I do have a BA and an MBA, but I don’t have a teaching degree.  I am not trained in any evidence based remediation program.  I am a #ParentAdvocate trying to navigate through hell with no markers, no street signs, no road map, nothing.  The laws ARE CLEAR, but the interpretation by states, the application by districts, the corruption of education that has twisted the road to education into something other than what education is defined to be, believed to be, and because of this the path for parents like me is devastatingly difficult.

So while I’m mad as hell at what the system is, at what I don’t know, at how I’m also responsible for failing my child because I DON’T KNOW WHAT I DON’T KNOW, I am also reinvigorated.  I’m reinvigorated to learn more and to fight harder.
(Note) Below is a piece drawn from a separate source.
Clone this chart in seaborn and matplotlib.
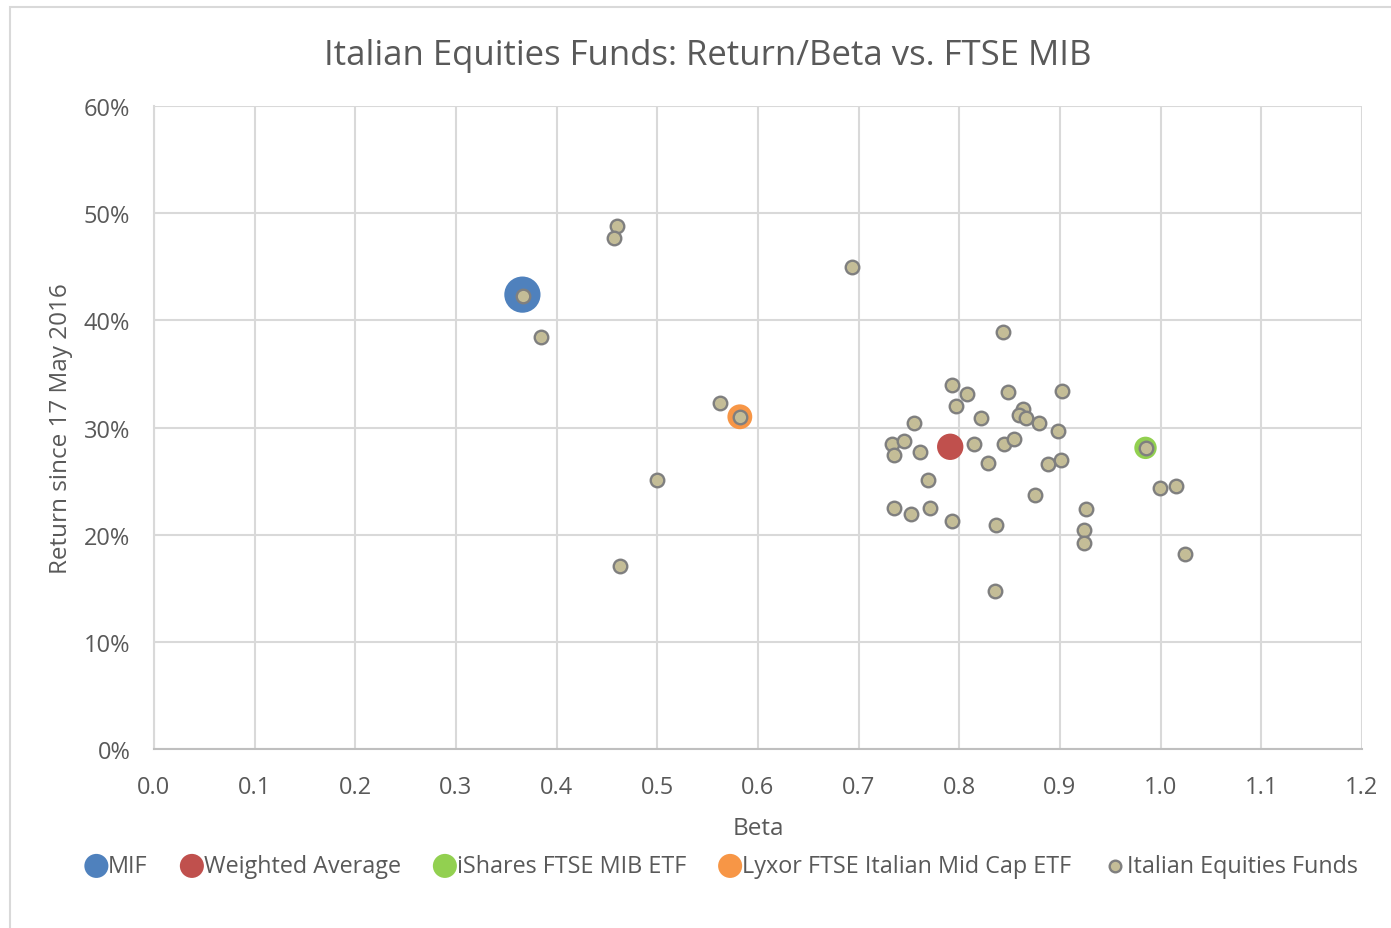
import matplotlib
matplotlib.use("Agg")
import matplotlib.pyplot as plt
import matplotlib.patches as mpatches
from matplotlib.ticker import PercentFormatter
import numpy as np
import pandas as pd
import seaborn as sns

# fund universe (beta, return %)
fund_beta = [0.367, 0.384, 0.460, 0.457, 0.463, 0.500, 0.562, 0.582, 0.693, 0.843,
             0.793, 0.808, 0.797, 0.848, 0.902, 0.863, 0.859, 0.866, 0.879, 0.898,
             0.755, 0.822, 0.733, 0.745, 0.735, 0.761, 0.815, 0.844, 0.854, 0.829,
             0.888, 0.901, 0.769, 0.875, 0.735, 0.752, 0.771, 0.793, 0.836, 0.926,
             0.924, 0.924, 0.835, 0.985, 0.999, 1.015, 1.024]
fund_return = [42.3, 38.4, 48.8, 47.7, 17.1, 25.1, 32.3, 31.0, 45.0, 38.9,
               34.0, 33.1, 32.0, 33.3, 33.4, 31.7, 31.2, 30.9, 30.4, 29.7,
               30.4, 30.9, 28.5, 28.7, 27.4, 27.7, 28.5, 28.5, 28.9, 26.7,
               26.6, 27.0, 25.1, 23.7, 22.5, 21.9, 22.5, 21.3, 20.9, 22.4,
               20.4, 19.2, 14.7, 28.1, 24.4, 24.5, 18.2]

# highlighted points
special_names = ["MIF", "Weighted Average", "iShares FTSE MIB ETF", "Lyxor FTSE Italian Mid Cap ETF"]
special_beta = [0.366, 0.791, 0.985, 0.582]
special_return = [42.4, 28.2, 28.1, 31.0]
special_colors = ["#4f81bd", "#c0504d", "#92d050", "#f79646"]
special_sizes = [680, 360, 260, 320]

funds = pd.DataFrame({"beta": fund_beta, "ret": fund_return})

sns.set_style("whitegrid")
plt.rcParams["font.family"] = ["Open Sans", "DejaVu Sans"]

fig = plt.figure(figsize=(13.91, 9.29), dpi=100)
ax = fig.add_axes([0.1107, 0.1927, 0.8684, 0.6921])

# chart border like excel chart area
fig.patches.append(mpatches.Rectangle((0.007, -0.01), 1.2, 1.001, transform=fig.transFigure,
                                      fill=False, edgecolor="#d9d9d9", linewidth=1.5))

for name, b, r, c, s in zip(special_names, special_beta, special_return, special_colors, special_sizes):
    sns.scatterplot(x=[b], y=[r], ax=ax, s=s, color=c, edgecolor="none", label=name, zorder=3)

sns.scatterplot(data=funds, x="beta", y="ret", ax=ax, s=95, color="#c4bd97",
                edgecolor="#7f7f7f", linewidth=1.7, label="Italian Equities Funds", zorder=4)

ax.set_xlim(0, 1.2)
ax.set_ylim(0, 60)
ax.set_xticks(np.arange(0, 1.21, 0.1))
ax.set_xticklabels([f"{v:.1f}" for v in np.arange(0, 1.21, 0.1)])
ax.set_yticks(np.arange(0, 61, 10))
ax.yaxis.set_major_formatter(PercentFormatter(decimals=0))
ax.grid(True, color="#d9d9d9", linewidth=1.5)
for side in ["top", "right"]:
    ax.spines[side].set_visible(False)
ax.spines["left"].set_color("#d9d9d9")
ax.spines["left"].set_linewidth(1.5)
ax.spines["bottom"].set_color("#bfbfbf")
ax.spines["bottom"].set_linewidth(1.5)
ax.tick_params(axis="both", labelsize=17, colors="#595959", length=0)
ax.tick_params(axis="x", pad=19)
ax.tick_params(axis="y", pad=17)

fig.text(0.509, 0.940, "Italian Equities Funds: Return/Beta vs. FTSE MIB", fontsize=25,
         color="#595959", ha="center", va="center")
ax.set_xlabel("Beta", fontsize=17.5, color="#595959", labelpad=12)
ax.set_ylabel("Return since 17 May 2016", fontsize=17.5, color="#595959", labelpad=8)

handles, labels = ax.get_legend_handles_labels()
ax.legend_.remove()
leg = fig.legend(handles, labels, loc="center", bbox_to_anchor=(0.516, 0.0667), ncol=5,
                 frameon=False, fontsize=16.8, handletextpad=-0.3, columnspacing=1.1,
                 handlelength=1.6, labelcolor="#595959")
for h, lab in zip(leg.legend_handles, labels):
    if lab == "Italian Equities Funds":
        h.set_sizes([70])
    else:
        h.set_sizes([300])

fig.savefig("out.png", dpi=100)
But here’s the rub, with each day that passes, my son ages another day, moves another day through the school year, and doesn’t progress adequately as measured to his intelligence level, to what he’s capable of, to Endrew F. standards.

And it doesn’t matter that he has A’s and B’s in all of his courses, he can’t read on grade level, and that hurts my heart, and that makes me angry.

So while I continue spinning like a top, vacillating between the emotions that come with failure and re-invigoration, I have a hard time not focusing on the fact that I can’t twitch my nose and get my knowledge base where it needs to be fast enough to do justice by my son.

And yet…

…if education was about education…

…if parents understood what their children were being taught because the curriculums and lesson plans weren’t treated like the great and powerful Oz behind his curtain…

…if our dyslexic children were properly identified in Kindergarten…

…if Whole Language, Reading Readiness and all of the other horrific methodologies that are in direct contrast to “boring” old phonics were abolished…

…if Orton Gillingham was adopted by all schools; if the best evidence based remediation programs were used for our children…

…if the ultimate goal was to EDUCATE ALL OF OUR CHILDREN TO THEIR MAXIMUM POTENTIAL…

…think of the kind of world we’d actually live in.

Because the truth is I don’t hate dyslexia.  What bothers me so much, what keeps me awake at night, what I hate, is that our educational system can’t cope with how my child learns, they are not designed to teach him, and this is a tragedy.

Until then I have no choice but to fight and continue learning, and pray I’m fast enough to save my son.